Thank you GJ and Miket, yes these were trustee sale auction. What I think is not right/maybe even illegal is the property showing back to beneficiary for their low opening bid. I don’t think it’s a mistake by FR and feel both the lender and auction.com benefit by that. The lender receives all the benefits of taking the property for a lower price (maybe lower property taxes, writing it off for losses, etc.) even though it was bid higher and auction.com gets to advertise these deals to potential buyers (increasing investors competition) saying how these properties could have been good deals “if only” someone was there to bid on this cheap property. Wouldn’t it be more accurate and less question of anything fishy if the back to beneficiary winning bid was the highest someone bid it to or the banks high bid?
Think about it. Who would benefit by your alleged conspiracy scenario? The lender gets the property for a lot less than was owed. Either way the loss is the same. The lender, when it takes back the property, gets to try and get retail. If it let the property go for a low price, then the evil fcl. buyer makes money at the expense of the lender. Tax assessors use the “comparable price/value” method when appraising properties - not some number on a Trustee’s Deed or a non-arms length transaction… As far as income taxes, the loss would be the diff between what was loaned and what was netted on the sale of the property. The number on the Trustee’s Deed is meaningless.

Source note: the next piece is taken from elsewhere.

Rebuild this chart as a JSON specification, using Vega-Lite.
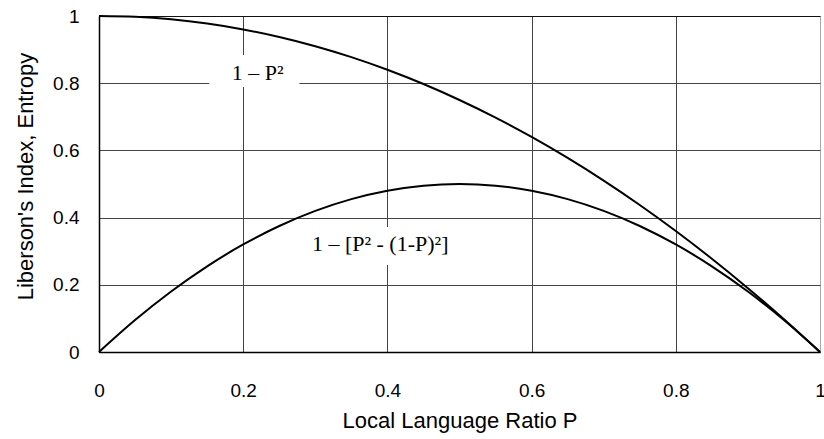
{
  "$schema": "https://vega.github.io/schema/vega-lite/v6.json",
  "width": 721,
  "height": 336,
  "autosize": {"type": "none"},
  "padding": {"left": 99, "top": 16, "right": 4, "bottom": 87},
  "background": "white",
  "config": {
    "view": {"stroke": "#999999", "strokeWidth": 1},
    "axis": {
      "labelFont": "Liberation Sans",
      "titleFont": "Liberation Sans",
      "labelFontSize": 19,
      "titleFontSize": 22,
      "titleFontWeight": "normal",
      "labelColor": "#000000",
      "titleColor": "#000000",
      "domainColor": "#000000",
      "domainWidth": 1.5,
      "ticks": false,
      "gridWidth": 1,
      "gridOpacity": 1
    }
  },
  "datasets": {
    "curves": [
      {"p": 0, "v": 1, "s": "a"}, {"p": 0.05, "v": 0.9975, "s": "a"}, {"p": 0.1, "v": 0.99, "s": "a"}, {"p": 0.15, "v": 0.9775, "s": "a"}, {"p": 0.2, "v": 0.96, "s": "a"}, {"p": 0.25, "v": 0.9375, "s": "a"}, {"p": 0.3, "v": 0.91, "s": "a"}, {"p": 0.35, "v": 0.8775, "s": "a"}, {"p": 0.4, "v": 0.84, "s": "a"}, {"p": 0.45, "v": 0.7975, "s": "a"}, {"p": 0.5, "v": 0.75, "s": "a"}, {"p": 0.55, "v": 0.6975, "s": "a"}, {"p": 0.6, "v": 0.64, "s": "a"}, {"p": 0.65, "v": 0.5775, "s": "a"}, {"p": 0.7, "v": 0.51, "s": "a"}, {"p": 0.75, "v": 0.4375, "s": "a"}, {"p": 0.8, "v": 0.36, "s": "a"}, {"p": 0.85, "v": 0.2775, "s": "a"}, {"p": 0.9, "v": 0.19, "s": "a"}, {"p": 0.95, "v": 0.0975, "s": "a"}, {"p": 1, "v": 0, "s": "a"},
      {"p": 0, "v": 0, "s": "b"}, {"p": 0.05, "v": 0.095, "s": "b"}, {"p": 0.1, "v": 0.18, "s": "b"}, {"p": 0.15, "v": 0.255, "s": "b"}, {"p": 0.2, "v": 0.32, "s": "b"}, {"p": 0.25, "v": 0.375, "s": "b"}, {"p": 0.3, "v": 0.42, "s": "b"}, {"p": 0.35, "v": 0.455, "s": "b"}, {"p": 0.4, "v": 0.48, "s": "b"}, {"p": 0.45, "v": 0.495, "s": "b"}, {"p": 0.5, "v": 0.5, "s": "b"}, {"p": 0.55, "v": 0.495, "s": "b"}, {"p": 0.6, "v": 0.48, "s": "b"}, {"p": 0.65, "v": 0.455, "s": "b"}, {"p": 0.7, "v": 0.42, "s": "b"}, {"p": 0.75, "v": 0.375, "s": "b"}, {"p": 0.8, "v": 0.32, "s": "b"}, {"p": 0.85, "v": 0.255, "s": "b"}, {"p": 0.9, "v": 0.18, "s": "b"}, {"p": 0.95, "v": 0.095, "s": "b"}, {"p": 1, "v": 0, "s": "b"}
    ],
    "labels": [
      {"x": 0.22, "y": 0.83, "x1": 0.153, "x2": 0.278, "y1": 0.789, "y2": 0.884, "t": "1 – P²"},
      {"x": 0.39, "y": 0.322, "x1": 0.28, "x2": 0.5, "y1": 0.259, "y2": 0.372, "t": "1 – [P² - (1-P)²]"}
    ]
  },
  "layer": [
    {
      "data": {"name": "labels"},
      "mark": {"type": "rect", "fill": "white", "stroke": null},
      "encoding": {
        "x": {"field": "x1", "type": "quantitative", "scale": {"domain": [0, 1], "nice": false},
          "axis": {"values": [0, 0.2, 0.4, 0.6, 0.8, 1], "format": "~g", "title": "Local Language Ratio P", "labelPadding": 29, "titleBaseline": "alphabetic", "titleY": 75, "labelFlush": false,
            "gridColor": {"condition": {"test": "datum.value === 1", "value": "#aaaaaa"}, "value": "#444444"}}},
        "x2": {"field": "x2"},
        "y": {"field": "y1", "type": "quantitative", "scale": {"domain": [0, 1], "nice": false},
          "axis": {"values": [0, 0.2, 0.4, 0.6, 0.8, 1], "format": "~g", "title": "Liberson's Index, Entropy", "labelPadding": 20, "titleX": -62, "titleY": 160, "labelFlush": false,
            "gridColor": {"condition": {"test": "datum.value === 1", "value": "#111111"}, "value": "#444444"}}},
        "y2": {"field": "y2"}
      }
    },
    {
      "data": {"name": "curves"},
      "mark": {"type": "line", "color": "#000000", "strokeWidth": 2, "interpolate": "monotone"},
      "encoding": {
        "x": {"field": "p", "type": "quantitative"},
        "y": {"field": "v", "type": "quantitative"},
        "detail": {"field": "s"}
      }
    },
    {
      "data": {"name": "labels"},
      "mark": {"type": "text", "font": "Liberation Serif", "fontSize": 22, "color": "#000000", "align": "center", "baseline": "middle"},
      "encoding": {
        "x": {"field": "x", "type": "quantitative"},
        "y": {"field": "y", "type": "quantitative"},
        "text": {"field": "t"}
      }
    }
  ]
}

You make some good points miket, I take the “evil fcl buyer” as tongue in cheek. You could be right on most of your points, but don’t you agree it is more accurate for the back to beneficiary bid to be either the highest bid someone made or the banks high bid? Doesn’t not doing that reek a little bit of “clever accounting” and they are benefitting?
Bank loans $200K.
They wind up taking back title to the property at fcl. sale. Makes no diff. what number they put as bid price. When the property finally is sold on the market for $100K - they then take a loss of $100K.

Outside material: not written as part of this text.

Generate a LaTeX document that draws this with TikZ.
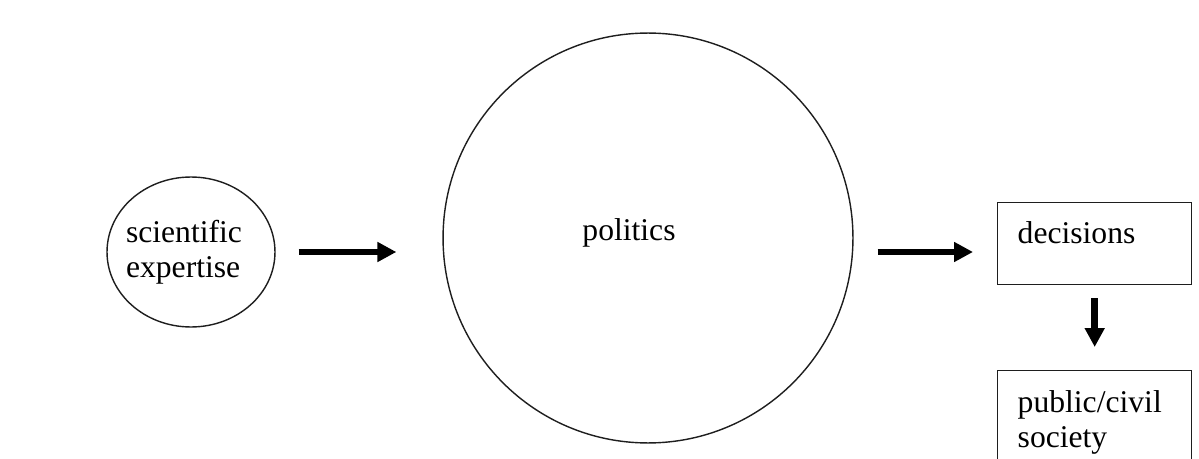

I think what you are saying is - they take back the property for $50K and show that on the Deed. You think they can then show a loss of $150K. IF they did that, when they then sell the property for $100K - they would have a gain of $50K over the $50K they showed on the Deed. Their net loss after all that is still $100K.
What I want to find out is - Is it true that the banks don’t have to show losses on their loans until they actually sell the property, which is why they aren’t anxious to dispose of inventory.
At regular courthouse steps auctions the auctioneer usually warns everyone at the beginning of a specific sale “High bid from beneficiary is $XXXX, does anyone want to bid?”. I have seen several cases where a bidder does start bidding opening bid just to force auctioneer/beneficiary to bid up to high. Bidder stops just before the high. Not always, but sometimes.
Often wondered if there was a reason that bidders want to force a higher ‘winning bid’ onto the beneficiary?
RE GJ’s point above … ditto. Seen the same thing. A few bidder’s will regularly ‘qualify’ (show checks + ID) and ‘bid’ these low/high’s simply to force the ‘bene’ (auctioneer bidding on behalf of) to counter bid up to the vicinity of the pre-announced high bid. Once the bidding has reached the point where the profit potential has been all but ‘squeezed out,’ the investor will capitulate and let the bank take the property back at that elevated bid price.
As far as the bank/bene accounting for their losses and gains? That’s over my head. So much changed after the 2008 meltdown. ‘Mark to market’ changed to ‘mark to model’ which allowed banks to defer losses until they were ‘realized’ (via sale). Then you have to consider that many beneficiaries, who now own loans going to trustee sale, are not the original bene. Many of these non-performing loans were purchased (assigned to new bene) at a major discount. So what looks like a loss, may in fact be a gain.
Whether investors are acting nobly or simply wasting their breath when bidding up these ‘low/highs’, remains an enigma … or at least to those, like yours truly, who played hookey during accounting class ;).